Weighing up to 2,600 pounds, the rolls of signatures are transferred to a buffer storage area. They will stay in this buffer for no more than four hours before moving to collation, where the rolls are cut into individual coupons, combined with other coupons supplied by customers, wrapped in the blue envelopes and packaged onto mail trays.

The mail trays then move to a high-density storage (HDS) system via elevators and conveyors. The HDS mini load system features 8,972 individual storage locations that measure 13 x 30 x 6 inches. In addition to the completed envelopes, this buffer system also holds customer-supplied inserts. Conveyors and sorting transfer vehicles (STVs) from Daifuku move the customer-supplied inserts to the appropriate feeding stations on the collation system.

“The STV technology fits well with our application. We have dedicated lines that run back and forth. It just runs and runs and is very efficient,” says Fox. “Because we do the same thing over and over again, it was a very efficient application for our process.”

Beauty from Afar
When a sufficient number of mail trays for a particular zip code have accumulated in the HDS buffer system, the conveyors carry them out to be sleeved and palletized by robots. Destined for postal distribution hubs across the country, the completed pallets move into another buffer storage system via an STV loop before being aggregated for shipment. This 400- foot-long, 80-foot-tall unit load system uses four robotic cranes moving on rails in 50-inch-wide aisles. Rising out of the roof of the facility, one end of the automated storage and retrieval system (AS/RS) is sheathed in translucent blue panels. Lit from the inside, the movement of the cranes can be seen at night by motorists passing on the nearby highway.

Located adjacent to the main shipping area, the unit load storage system also handles incoming pallets of raw materials and customer-supplied inserts. When needed, the system retrieves these pallets, which can hold millions of coupons, and delivers them to one of eight picking stations via the STV loop. An order picker then breaks down the pallet into 10,000-count units, placing them into totes, which move into the mini load system. Everything is integrated.

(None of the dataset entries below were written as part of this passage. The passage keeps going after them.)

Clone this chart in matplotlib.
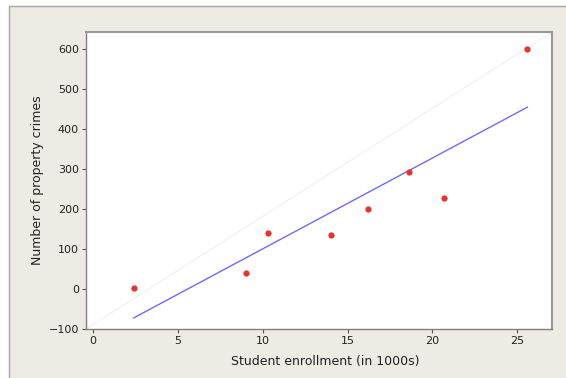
import numpy as np
import matplotlib
matplotlib.use("Agg")
import matplotlib.pyplot as plt
from matplotlib.patches import Rectangle

enrollment = [2.4, 9.0, 10.3, 14.0, 16.2, 18.6, 20.7, 25.6]
crimes = [3, 40, 140, 135, 200, 292, 228, 600]
xticks = [0, 5, 10, 15, 20, 25]
yticks = [-100, 0, 100, 200, 300, 400, 500, 600]

plt.rcParams['font.family'] = ['DejaVu Sans']

fig = plt.figure(figsize=(5.66, 3.78), dpi=100)
fig.patch.set_facecolor('white')
bg = Rectangle((9/566, -0.01), 1, 1 - 6/378 + 0.01, transform=fig.transFigure,
               facecolor='#eeebe4', edgecolor='#a8a8a8', linewidth=1, zorder=-10)
fig.add_artist(bg)

ax = fig.add_axes([86/566, (378-329)/378, (552-86)/566, (329-32)/378])
ax.set_zorder(5)
ax.set_facecolor('white')
ax.set_xlim(-0.41, 27.05)
ax.set_ylim(-100, 642.5)

# faint diagonal
ax.plot([0, 1], [0, 1], transform=ax.transAxes, color='#f5f3f0', lw=1, zorder=1)

x = np.array(enrollment)
y = np.array(crimes)
b, a = np.polyfit(x, y, 1)
xs = np.array([x.min(), x.max()])
ax.plot(xs, a + b * xs, color='#6b6bff', lw=1, zorder=2)
ax.plot(x, y, 'o', color='#e8322e', markersize=4.5, markeredgewidth=0, zorder=3)

ax.set_xticks(xticks)
ax.set_yticks(yticks)
ax.tick_params(direction='out', length=3, width=0.8, color='#555555',
               labelsize=8, labelcolor='#222222', pad=2)
for side in ['left', 'bottom']:
    ax.spines[side].set_color('#808080')
    ax.spines[side].set_linewidth(1)
for side in ['top', 'right']:
    ax.spines[side].set_color('#9a9a9a')
    ax.spines[side].set_linewidth(1.5)

ax.set_xlabel('Student enrollment (in 1000s)', fontsize=9, color='#222222')
ax.set_ylabel('Number of property crimes', fontsize=9, color='#222222')
ax.xaxis.set_label_coords((325-86)/466, -(355-329)/297)
ax.yaxis.set_label_coords(-(86-44)/466, (329-180)/297)

fig.savefig('out.png', dpi=100, facecolor=fig.get_facecolor())
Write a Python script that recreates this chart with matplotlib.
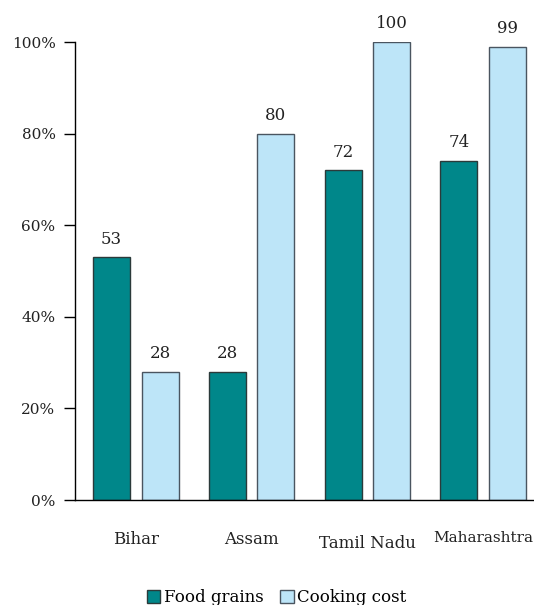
import matplotlib
matplotlib.use("Agg")
import matplotlib.pyplot as plt
import matplotlib.transforms as mtransforms
import numpy as np

states = ["Bihar", "Assam", "Tamil Nadu", "Maharashtra"]
food_grains = [53, 28, 72, 74]
cooking_cost = [28, 80, 100, 99]
y_ticks = [0, 20, 40, 60, 80, 100]

plt.rcParams["font.family"] = ["DejaVu Serif"]

fig = plt.figure(figsize=(5.34, 6.05), dpi=100)
ax = fig.add_axes([75 / 534, 105 / 605, 1 - 75 / 534, 458 / 605])

x = np.arange(len(states))
w = 0.32
teal = "#00878A"
light = "#BDE5F8"
b1 = ax.bar(x - 0.21, food_grains, w, color=teal, edgecolor="#2b3a3a", linewidth=1, label="Food grains")
b2 = ax.bar(x + 0.21, cooking_cost, w, color=light, edgecolor="#4a5560", linewidth=1, label="Cooking cost")

for bars, vals in ((b1, food_grains), (b2, cooking_cost)):
    for r, v in zip(bars, vals):
        ax.annotate(str(v), (r.get_x() + r.get_width() / 2, v), xytext=(0, 7),
                    textcoords="offset points", ha="center", va="bottom",
                    fontsize=12, color="#222222", annotation_clip=False)

ax.set_xlim(-0.527, 3.44)
ax.set_ylim(0, 100)
ax.set_yticks(y_ticks)
ax.set_yticklabels([f"{t}%" for t in y_ticks], fontsize=11, color="#222222")
ax.tick_params(axis="y", length=8, width=1, pad=6)
ax.tick_params(axis="x", length=0, pad=22)
ax.set_xticks(x)
ax.set_xticklabels(states, fontsize=12, color="#222222")
lbl = ax.get_xticklabels()[2]
lbl.set_transform(lbl.get_transform() + mtransforms.ScaledTranslation(0, -3 / 72, fig.dpi_scale_trans))
ax.get_xticklabels()[3].set_fontsize(11)

for s in ("top", "right"):
    ax.spines[s].set_visible(False)
ax.spines["left"].set_linewidth(1)
ax.spines["bottom"].set_linewidth(1)

fig.legend(handles=[b1, b2], loc="lower center", bbox_to_anchor=(0.518, -0.027), ncol=2,
           frameon=False, fontsize=12, handlelength=0.8, handleheight=0.8,
           handletextpad=0.2, columnspacing=1.0)

fig.savefig("out.png", dpi=100)
plt.close(fig)
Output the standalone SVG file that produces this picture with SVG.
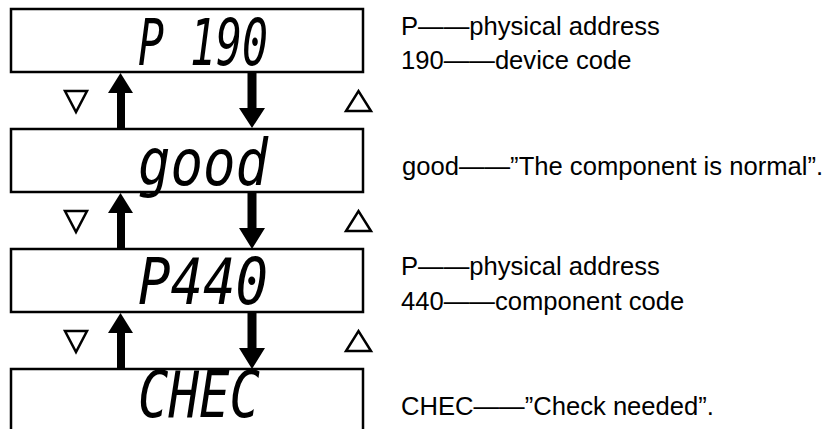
<svg xmlns="http://www.w3.org/2000/svg" width="833" height="429" viewBox="0 0 833 429">
<defs>
<style>
.box{fill:#fff;stroke:#000;stroke-width:2.5}
.seg{font-family:"DejaVu Sans Mono",monospace;font-style:oblique;font-size:64px;fill:#000}
.lbl{font-family:"Liberation Sans",Arial,sans-serif;font-size:25.6px;fill:#000}
.tri{fill:none;stroke:#000;stroke-width:2.5;stroke-linejoin:miter}
.arr{fill:#000;stroke:none}
</style>
</defs>
<rect width="833" height="429" fill="#fff"/>
<g id="node-p190">
<rect class="box" x="11" y="9" width="352" height="63"/>
<text class="seg" x="138" y="65" textLength="130" lengthAdjust="spacingAndGlyphs">P 190</text>
<text class="lbl" x="401" y="35">P——physical address</text>
<text class="lbl" x="401" y="69">190——device code</text>
</g>
<g id="node-good">
<rect class="box" x="11" y="129" width="352" height="63"/>
<text class="seg" x="138" y="185" textLength="130" lengthAdjust="spacingAndGlyphs">good</text>
<text class="lbl" x="402" y="175">good——”The component is normal”.</text>
</g>
<g id="node-p440">
<rect class="box" x="11" y="249" width="352" height="63"/>
<text class="seg" x="138" y="304" textLength="130" lengthAdjust="spacingAndGlyphs">P440</text>
<text class="lbl" x="401" y="275">P——physical address</text>
<text class="lbl" x="401" y="310">440——component code</text>
</g>
<g id="node-chec">
<rect class="box" x="11" y="369" width="352" height="80"/>
<text class="seg" x="138" y="416.5" font-size="52" textLength="122" lengthAdjust="spacingAndGlyphs">CHEC</text>
<text class="lbl" x="401" y="415">CHEC——”Check needed”.</text>
</g>
<g id="connectors">
<g>
<path class="arr" d="M117 128V93H108L120.5 73L133 93H125V128Z"/>
<path class="arr" d="M247.5 72V108H239L252 128L265 108H256.5V72Z"/>
<polygon class="tri" points="65,91 87,91 76,112"/>
<polygon class="tri" points="346,111 371,111 358.5,91"/>
</g>
<g transform="translate(0,120)">
<path class="arr" d="M117 129V93H108L120.5 73L133 93H125V129Z"/>
<path class="arr" d="M247.5 72V108H239L252 129L265 108H256.5V72Z"/>
<polygon class="tri" points="65,91 87,91 76,112"/>
<polygon class="tri" points="346,111 371,111 358.5,91"/>
</g>
<g transform="translate(0,240)">
<path class="arr" d="M117 129V93H108L120.5 73L133 93H125V129Z"/>
<path class="arr" d="M247.5 72V108H239L252 129L265 108H256.5V72Z"/>
<polygon class="tri" points="65,91 87,91 76,112"/>
<polygon class="tri" points="346,111 371,111 358.5,91"/>
</g>
</g>
</svg>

Getting so much equipment from so many partners up and running was no smal l feat . Tolerances and handoffs had to meet. Controls had to be hooked up and calibrated. With so many vendors and subcontractors, it was a huge communication effort. And, as with any large project, schedules changed.

“We all like things to work like clockwork and go as planned. Unfortunately, that doesn’t always happen,” says Uhrinek. “We were able to be flexible and move people around to work on what they could work on at any given moment.”

Based on his work on the Cox development team, Fox says there’s nothing like the St. Petersburg facility anywhere in the world. Visible to visitors from a specially designed catwalk, the printing, material handling and storage equipment has never been configured in this way to create a continuous-flow printing and distribution process. Even though the application of the equipment is unique, because it uses standard components and controls, they anticipate high levels of reliability.

“Proven at hundreds of locations around the world, the Daifuku equipment features very tight tolerances,” says Uhrinek. “It is very reliable once it has been calibrated and integrated.” The automated storage equipment is maintained by one on-site service person who was brought on board during the installation. He will check each crane—six large cranes and 17 smaller cranes—for tension and lubrication, as defined in the maintenance procedures.

The St. Petersburg facility will double Valpak’s maximum printing capacity from 20 billion to 54 billion coupons per year. Plus, the redesigned production processes will slash manufacturing cycle time from coupon printing to being ready for shipment from four days down to just four hours. Such capabilities will support Cox Target Media’s growth for years to come.